La stratégie de lutte contre la dermatose nodulaire contagieuse (DNC) mise en place par la ministre de l’Agriculture Annie Genevard vire au débat public et ne cesse d’être remise en question. Mais le consensus scientifique reste intact et le dépeuplement total des lots d’animaux touchés est maintenu. Pendant que les manifestations organisées par la confédération paysanne et la coordination rurale se poursuivent, la FNSEA maintient sa boussole vers deux objectifs : « la protection des troupeaux et du revenu des éleveurs », réaffirme Arnaud Rousseau, son président, lors d’une conférence de presse le 12 décembre 2025. Ce dernier aspire à « mettre un peu de rationalité et d’ordre […] dans cette période extrêmement anxiogène pour les éleveurs de bovins ».
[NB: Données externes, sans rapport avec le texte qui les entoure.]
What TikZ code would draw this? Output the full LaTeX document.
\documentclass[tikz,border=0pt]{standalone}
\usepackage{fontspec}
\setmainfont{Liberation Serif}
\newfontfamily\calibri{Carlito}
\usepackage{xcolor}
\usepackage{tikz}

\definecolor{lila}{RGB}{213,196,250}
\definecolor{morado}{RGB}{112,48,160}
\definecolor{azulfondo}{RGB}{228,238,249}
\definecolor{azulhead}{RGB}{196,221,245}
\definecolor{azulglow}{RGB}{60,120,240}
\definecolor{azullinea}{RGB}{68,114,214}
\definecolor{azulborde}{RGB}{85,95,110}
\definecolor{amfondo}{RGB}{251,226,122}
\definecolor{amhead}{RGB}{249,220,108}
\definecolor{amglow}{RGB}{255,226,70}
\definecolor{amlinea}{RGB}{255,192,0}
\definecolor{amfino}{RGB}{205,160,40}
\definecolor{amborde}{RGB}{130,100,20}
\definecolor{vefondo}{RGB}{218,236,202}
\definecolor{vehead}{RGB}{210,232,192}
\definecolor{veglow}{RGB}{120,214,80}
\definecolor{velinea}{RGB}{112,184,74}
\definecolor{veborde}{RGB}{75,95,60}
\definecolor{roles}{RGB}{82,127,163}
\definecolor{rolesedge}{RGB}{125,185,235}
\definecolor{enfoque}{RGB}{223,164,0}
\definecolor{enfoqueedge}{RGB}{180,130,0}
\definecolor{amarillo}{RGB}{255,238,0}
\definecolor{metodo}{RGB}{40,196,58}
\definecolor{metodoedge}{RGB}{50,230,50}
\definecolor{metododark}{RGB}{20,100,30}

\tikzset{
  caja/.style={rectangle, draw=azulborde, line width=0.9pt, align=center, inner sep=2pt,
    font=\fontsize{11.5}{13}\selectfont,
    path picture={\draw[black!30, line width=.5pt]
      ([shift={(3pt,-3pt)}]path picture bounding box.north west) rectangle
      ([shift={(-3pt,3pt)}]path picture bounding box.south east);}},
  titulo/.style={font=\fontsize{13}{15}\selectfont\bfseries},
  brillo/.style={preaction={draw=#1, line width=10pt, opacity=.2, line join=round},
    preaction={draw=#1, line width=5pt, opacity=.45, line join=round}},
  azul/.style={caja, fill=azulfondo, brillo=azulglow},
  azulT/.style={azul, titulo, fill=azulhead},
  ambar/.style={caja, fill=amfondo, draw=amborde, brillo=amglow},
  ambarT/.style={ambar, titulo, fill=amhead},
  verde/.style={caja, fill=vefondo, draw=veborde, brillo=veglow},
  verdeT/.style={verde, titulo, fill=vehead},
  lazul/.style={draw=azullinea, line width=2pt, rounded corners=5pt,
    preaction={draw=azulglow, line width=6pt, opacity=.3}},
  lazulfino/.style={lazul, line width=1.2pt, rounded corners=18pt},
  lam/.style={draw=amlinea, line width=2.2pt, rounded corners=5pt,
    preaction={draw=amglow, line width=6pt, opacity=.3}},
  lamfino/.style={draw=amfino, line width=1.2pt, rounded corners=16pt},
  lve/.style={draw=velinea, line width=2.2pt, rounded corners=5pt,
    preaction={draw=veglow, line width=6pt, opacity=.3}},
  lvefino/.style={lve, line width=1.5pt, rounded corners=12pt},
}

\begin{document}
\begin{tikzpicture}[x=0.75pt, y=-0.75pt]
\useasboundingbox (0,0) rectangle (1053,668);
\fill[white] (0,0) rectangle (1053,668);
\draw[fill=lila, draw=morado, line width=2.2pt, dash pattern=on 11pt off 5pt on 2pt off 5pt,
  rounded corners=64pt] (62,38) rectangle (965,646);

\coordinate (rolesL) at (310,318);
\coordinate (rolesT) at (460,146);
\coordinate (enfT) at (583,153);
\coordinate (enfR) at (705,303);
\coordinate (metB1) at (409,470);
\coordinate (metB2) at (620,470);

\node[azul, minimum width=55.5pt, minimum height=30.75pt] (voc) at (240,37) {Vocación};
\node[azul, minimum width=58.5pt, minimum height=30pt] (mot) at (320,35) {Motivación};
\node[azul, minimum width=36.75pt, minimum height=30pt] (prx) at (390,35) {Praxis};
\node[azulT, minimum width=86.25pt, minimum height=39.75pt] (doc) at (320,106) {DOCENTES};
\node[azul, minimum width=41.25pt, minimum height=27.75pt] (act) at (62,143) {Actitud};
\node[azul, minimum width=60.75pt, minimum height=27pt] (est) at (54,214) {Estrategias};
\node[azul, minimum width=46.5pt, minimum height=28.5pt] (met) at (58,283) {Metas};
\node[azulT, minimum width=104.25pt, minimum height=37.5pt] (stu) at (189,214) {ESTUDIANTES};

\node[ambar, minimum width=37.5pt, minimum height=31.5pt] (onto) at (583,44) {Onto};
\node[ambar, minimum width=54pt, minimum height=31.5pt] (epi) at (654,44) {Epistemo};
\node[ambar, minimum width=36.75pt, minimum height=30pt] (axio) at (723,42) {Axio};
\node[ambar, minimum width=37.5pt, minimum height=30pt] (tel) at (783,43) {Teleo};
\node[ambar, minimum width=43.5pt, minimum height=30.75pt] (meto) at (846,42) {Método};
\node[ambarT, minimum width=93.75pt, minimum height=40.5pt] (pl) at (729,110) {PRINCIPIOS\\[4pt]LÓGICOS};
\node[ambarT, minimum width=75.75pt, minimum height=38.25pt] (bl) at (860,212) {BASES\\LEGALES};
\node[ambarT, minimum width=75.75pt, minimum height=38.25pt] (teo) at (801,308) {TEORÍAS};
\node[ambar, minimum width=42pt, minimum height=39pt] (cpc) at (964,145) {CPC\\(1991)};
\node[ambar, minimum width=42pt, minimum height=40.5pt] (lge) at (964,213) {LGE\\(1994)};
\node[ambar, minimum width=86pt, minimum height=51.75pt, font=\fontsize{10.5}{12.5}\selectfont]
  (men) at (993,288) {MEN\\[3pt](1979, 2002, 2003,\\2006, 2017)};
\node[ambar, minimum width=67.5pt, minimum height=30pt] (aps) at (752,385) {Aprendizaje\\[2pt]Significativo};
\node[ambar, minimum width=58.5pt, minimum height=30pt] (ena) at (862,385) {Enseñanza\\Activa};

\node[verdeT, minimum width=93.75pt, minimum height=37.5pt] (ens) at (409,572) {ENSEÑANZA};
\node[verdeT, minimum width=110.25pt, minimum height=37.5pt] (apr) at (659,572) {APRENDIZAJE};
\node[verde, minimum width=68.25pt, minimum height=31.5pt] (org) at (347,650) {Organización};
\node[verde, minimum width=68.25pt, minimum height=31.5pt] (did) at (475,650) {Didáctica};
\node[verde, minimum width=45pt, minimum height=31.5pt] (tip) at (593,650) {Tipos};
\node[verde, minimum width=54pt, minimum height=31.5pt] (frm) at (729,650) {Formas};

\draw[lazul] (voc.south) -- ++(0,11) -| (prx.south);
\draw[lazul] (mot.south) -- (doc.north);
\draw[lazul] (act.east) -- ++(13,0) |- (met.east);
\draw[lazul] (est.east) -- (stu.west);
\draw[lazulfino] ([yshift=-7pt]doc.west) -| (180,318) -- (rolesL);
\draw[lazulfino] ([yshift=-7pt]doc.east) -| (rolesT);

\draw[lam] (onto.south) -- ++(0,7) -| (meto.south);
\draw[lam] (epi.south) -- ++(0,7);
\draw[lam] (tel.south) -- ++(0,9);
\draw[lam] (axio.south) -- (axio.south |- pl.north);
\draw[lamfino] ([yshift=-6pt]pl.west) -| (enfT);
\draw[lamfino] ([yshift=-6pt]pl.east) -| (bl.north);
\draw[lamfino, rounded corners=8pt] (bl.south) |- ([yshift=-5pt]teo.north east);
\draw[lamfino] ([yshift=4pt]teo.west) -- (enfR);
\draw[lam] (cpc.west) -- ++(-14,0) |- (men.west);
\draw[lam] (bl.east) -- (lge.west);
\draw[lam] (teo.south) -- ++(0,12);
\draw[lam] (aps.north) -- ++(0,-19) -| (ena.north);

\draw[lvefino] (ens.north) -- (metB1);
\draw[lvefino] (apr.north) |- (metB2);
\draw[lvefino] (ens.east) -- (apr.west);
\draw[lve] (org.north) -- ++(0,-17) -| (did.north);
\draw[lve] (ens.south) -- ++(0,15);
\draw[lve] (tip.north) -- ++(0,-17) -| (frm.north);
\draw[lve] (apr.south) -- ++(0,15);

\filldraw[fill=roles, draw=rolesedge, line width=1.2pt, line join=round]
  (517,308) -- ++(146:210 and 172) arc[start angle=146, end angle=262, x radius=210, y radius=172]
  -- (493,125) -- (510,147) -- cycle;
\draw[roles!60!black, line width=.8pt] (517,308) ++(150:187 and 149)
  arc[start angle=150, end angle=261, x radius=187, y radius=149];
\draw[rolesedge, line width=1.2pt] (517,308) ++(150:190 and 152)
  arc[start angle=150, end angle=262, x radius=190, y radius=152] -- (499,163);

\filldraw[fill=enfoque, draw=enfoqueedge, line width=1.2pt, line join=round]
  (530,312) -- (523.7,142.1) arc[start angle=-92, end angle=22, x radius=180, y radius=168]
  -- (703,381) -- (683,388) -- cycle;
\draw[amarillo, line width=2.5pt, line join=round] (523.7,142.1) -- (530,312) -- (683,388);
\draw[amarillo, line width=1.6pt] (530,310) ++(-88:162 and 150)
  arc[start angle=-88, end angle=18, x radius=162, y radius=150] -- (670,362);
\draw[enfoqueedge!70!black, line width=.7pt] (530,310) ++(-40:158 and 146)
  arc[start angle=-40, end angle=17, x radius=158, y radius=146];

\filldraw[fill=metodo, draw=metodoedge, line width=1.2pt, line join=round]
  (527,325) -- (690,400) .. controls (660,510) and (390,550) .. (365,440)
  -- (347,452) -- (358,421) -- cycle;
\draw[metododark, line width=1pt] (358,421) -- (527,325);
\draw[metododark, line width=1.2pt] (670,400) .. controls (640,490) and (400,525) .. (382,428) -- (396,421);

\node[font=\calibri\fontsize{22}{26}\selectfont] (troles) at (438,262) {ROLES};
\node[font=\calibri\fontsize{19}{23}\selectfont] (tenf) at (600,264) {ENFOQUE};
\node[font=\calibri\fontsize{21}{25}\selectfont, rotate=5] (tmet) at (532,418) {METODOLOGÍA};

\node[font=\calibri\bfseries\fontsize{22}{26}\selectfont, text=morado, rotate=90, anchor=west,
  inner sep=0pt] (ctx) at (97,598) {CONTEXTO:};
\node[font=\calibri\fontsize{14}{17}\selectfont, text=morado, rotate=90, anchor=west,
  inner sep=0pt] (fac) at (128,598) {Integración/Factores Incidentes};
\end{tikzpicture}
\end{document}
« Se sacrifier pour le collectif »

En voulant prendre un peu de recul, Arnaud Rousseau rappelle qu’à l’échelle du troupeau français composé de 15 millions de bovins (tous âges confondus), les animaux concernés par le dépeuplement s’élèvent à ce jour à un peu plus de 3 000. « Soit 0,02 % du cheptel, appuie-t-il. Derrière ces chiffres, il y a bien évidemment des gens passionnés pour qui c’est un choc terrible. Mais cette maladie doit être combattue en s’appuyant sur la science, c’est pourquoi nous avons validé la stratégie de lutte actuelle ». Le président de la FNSEA maintient que « l’abattage total est la meilleure solution », même si « c’est un crève-cœur pour les éleveurs ».

La dermatose nodulaire contagieuse présente une mortalité d’environ 10 % et d’une morbidité pouvant atteindre 80 %. « La morbidité, ce sont les animaux qui ont des séquelles de la maladie sans en mourir, mais qui sont donc improductifs, précise François Chamot, de la FDSEA des Savoies. Est-ce qu’on est prêts à atteindre ces chiffres à l’échelle française ? ».

Pour Arnaud Rousseau, le problème de fond reste « la responsabilité individuelle vs collective. Quand un éleveur accepte le dépeuplement, il se sacrifie pour le collectif ». Dans les Savoies, touchées en premier par la DNC cet été, 95 % des élevages sont désormais repeuplés. « Nous avons perdu 0,6 % du troupeau de la zone, compte François Chamot, contre une mortalité estimée à 10 %. Nous sommes plutôt fiers, et aujourd’hui, les éleveurs produisent autant de lait début décembre qu’à la même période en 2024 ».

« Il n’est pas question de perdre un seul centime »

Côté économique, deux acomptes ont été versés aux éleveurs, et le troisième est en cours d’évaluation. « Il n’est pas question de perdre un seul centime, martèle Arnaud Rousseau. Mais si la maladie n’est plus sous contrôle, nous serons mis sous cloche par l’Europe ». La fermeture durant deux semaines des exportations, imposée par Annie Genevard en novembre, a entraîné « des baisses de prix injustifiées. Si la France ne peut plus sortir d’animaux, ça aura un impact majeur sur le revenu des éleveurs, insiste le président de la FNSEA. Au moment où nous avons enfin des prix rémunérateurs, nous ne voulons pas céder à la peur. »

Une vaccination nationale entraînerait elle aussi son lot de conséquences. Pour Patrick Bénézit, président de la fédération nationale bovine (FNB), une branche spécialisée de la FNSEA, « les conséquences économiques seront là. Le marché de la viande est global, s’il y a un problème sur un débouché, ça affecte les autres, rappelle-t-il. Même si un éleveur n’exporte pas, si les prix chutent, c’est pour tout le monde ».

Risque de six mois sans export

La preuve en est pour l’envoi des animaux depuis les zones vaccinales (en Savoie et Haute-Savoie notamment) vers l’Italie. L’accord bilatéral avec la botte exige des conditions très strictes, pour l’éleveur concerné mais également ceux aux alentours. « Il faut que 95 % de la zone de 50 km autour de l’exploitation soit vaccinée depuis plus de 2 mois. S’il faut tout mettre en place au niveau national, cela prendrait au mieux 4 mois, au pire 6 mois », déplore Patrick Bénézit. Sans compter les marchés qui resteront fermés, faute de négociation possible.

« Le sanitaire, si on n’y met pas tous nos moyens et toute notre détermination, on est partis pour des mois et des années, conclut Arnaud Rousseau. Ce sont nos troupeaux qui subiront les conséquences et les éleveurs dans leurs comptes de résultat. Pour nous, il n’en est pas question ».